Tatlı tatlı yemenin...
Türkiye’de özelleştirme büyük çapta tamamlandı.
Artık satılacak birkaç ufak tefek şey kaldı.
En büyükler satıldı.
Türk Telekom, Tüpraş, Pektim ve dahası.
Artık Türkiye’de özelleştirme konuşulmuyor. Çünkü satılacak bir şey kalmadı. Kalanlar ise uluslararası kartellerin dişinin kovuğunu doldurmayacak nitelikte.
Bu nedenle artık bizim de özelleştirme defterini kapatmamız lazım.
Olan oldu, satılan satıldı.
Gelin görünkü maalesef böyle olmuyor.
Krizden çıkmak için sattık ama bu özelleştirdiğimiz kuruluşlar halen başımızı ağrıtıyor.
Bu ağrıya ekonomistler “kâr transferi” diyorlar.
Teşhis belli ama tedavisi yok.
Sonu belli: Eti senin, kemiği de senin.
Türkiye özelleştirme ile tam bir yalancı bahar yaşadı.
AKP hayırsız evlat gibi ne bulduysa sattı.
Mal satarak elde edilen bol para herkesin gözünü bürüdü.
Kimse bu tatlı tatlı yemenin faturasının ağır olacağını düşünmedi.
Hükümet gelen bu para ile döviz üzerinde baskı kurdu, düşük kur ile enflasyon düştü, Türkiye tam bir ithal alışveriş çılgını ülkesi haline geldi.
Şimdi her şey bitti.
Özelleştirmeden gelen para da bitti.
Hükümet Uluslararası Para Fonu İMF ile masaya oturmaya zorlanıyor.

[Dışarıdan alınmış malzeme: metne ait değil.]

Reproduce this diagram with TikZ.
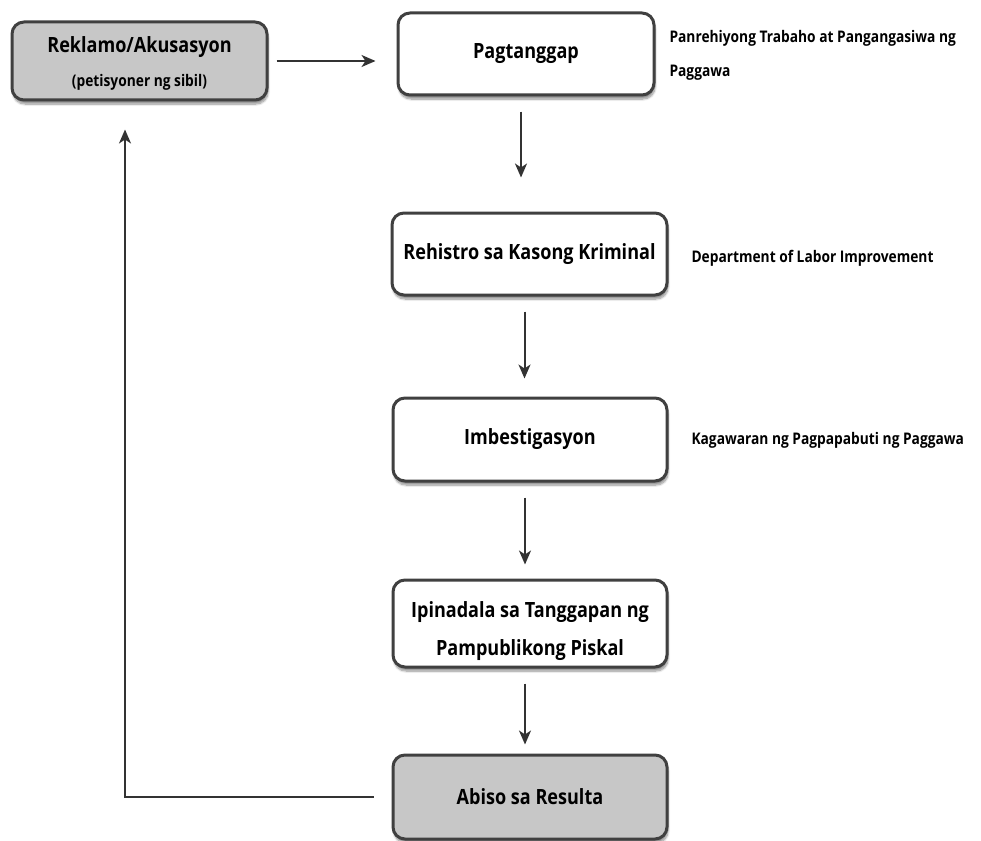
\documentclass[tikz,border=0pt]{standalone}
\usepackage{fontspec}
\setmainfont{Open Sans}[FakeStretch=0.86]
\usetikzlibrary{arrows.meta,shadows.blur}
\tikzset{
  box/.style={draw=black!75, line width=3pt, rounded corners=12pt, fill=white,
    blur shadow={shadow xshift=1pt, shadow yshift=-4pt, shadow blur steps=8, shadow opacity=45},
    font=\fontsize{21}{21}\selectfont\bfseries, inner sep=0pt, align=center},
  greybox/.style={box, fill=black!22},
  note/.style={font=\fontsize{16}{34}\selectfont\bfseries, anchor=west, align=left},
  flow/.style={draw=black!80, line width=2pt, -{Stealth[length=14pt,width=12pt,inset=4pt]}},
}
\begin{document}
\begin{tikzpicture}[x=1pt,y=-1pt]
    \useasboundingbox (0,0) rectangle (981,840);

    \node[greybox, minimum width=255pt, minimum height=78pt] (reklamo) at (139.5,61)
      {\raisebox{-4pt}[\height][\depth]{\begin{tabular}{@{}c@{}}Reklamo/Akusasyon\\[13pt]{\fontsize{16}{16}\selectfont(petisyoner ng sibil)}\end{tabular}}};
    \node[box, minimum width=256pt, minimum height=82pt] (tanggap) at (526,54) {Pagtanggap};
    \node[box, minimum width=275pt, minimum height=82pt] (rehistro) at (529.5,254) {Rehistro sa Kasong Kriminal};
    \node[box, minimum width=274pt, minimum height=83pt] (imbest) at (530,439.5) {Imbestigasyon};
    \node[box, minimum width=274pt, minimum height=87pt] (piskal) at (530,623.5)
      {\raisebox{-8pt}[\height][\depth]{\begin{tabular}{@{}c@{}}Ipinadala sa Tanggapan ng\\[16pt]Pampublikong Piskal\end{tabular}}};
    \node[greybox, minimum width=274pt, minimum height=84pt] (abiso) at (530,797) {Abiso sa Resulta};

    \node[note] (n1) at (666,55) {Panrehiyong Trabaho at Pangangasiwa ng\\Paggawa};
    \node[note] (n2) at (688,258) {Department of Labor Improvement};
    \node[note] (n3) at (688,440) {Kagawaran ng Pagpapabuti ng Paggawa};

    \draw[flow] ([xshift=8pt]reklamo.east) -- ([xshift=-21pt]tanggap.west |- reklamo.east);
    \foreach \a/\b/\s in {tanggap/rehistro/34, rehistro/imbest/18, imbest/piskal/14, piskal/abiso/9} {
      \draw[flow, shorten <=15pt, shorten >=\s pt] ([xshift=-5pt]\a.south) -- ([xshift=-5pt]\a.south |- \b.north);
    }
    \draw[flow] ([xshift=-18pt]abiso.west) -| ([xshift=-14.5pt,yshift=-28pt]reklamo.south);
\end{tikzpicture}
\end{document}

Modern çağın tefecisi İMF sabırlı.
Türkiye’nin nasıl olsa kapısına bir gece dayanacağını biliyor hatta bundan emin.
İşte İMF’nin bildiği de bu kâr transferi.
Türkiye son 5 yılda 30 milyar doların üzerinde özelleştirme yaptı. Bunların yüzde 80’ini alan yabancı şirketler.
Bir de haraç mezat satılan bankalar var.
Gerek TMSF’nin sattığı gerekse batmaktan korkup satılan bankalar.
Bunlar da milyon dolarla kâr etti. Kâr şampiyonu ise Türk Telekom.
Bu şirketler artık Türkiye’den elde ettikleri kârları yavaş yavaş ülkelerine götürüyorlar.
Önümüzdeki günlerde
bu kâr transferleri daha da hızlanacaktır.
Kâr transferi hızlandıkça Türkiye yeniden kısır döngüye girecek.
Yani döviz talebi dengeleri alt üst edecek.
Ekonomistlere göre, bu süreç başladı ve 2009 yılının sonlarına doğru daha da hızlanacak.
İşte o zaman Türkiye sıkışacak ve çareyi modern tefecide bulacak.
İşte o zaman İMF Türkiye’nin hem ümügünü sıkacak hem de boğazını.
Şu an hükümetin umrunda değil.
Çünkü halen özelleştirmeden kalan üç beş kuruşla idare ediliyor.
Aslında kasada kalan da son üç beş dolar.
Bunu ilk gören Başbakan’ın Kemal Abisi oldu.
Hükümette iken krizin teğet geçtiğine inanan Kemal Abi, şimdi krizden korkuyor.
Son bahar Türkiye için sıkıntılı bir dönem olabilir. Bu nedenle herkesin ayağını yorganına göre uzatmasında yarar var.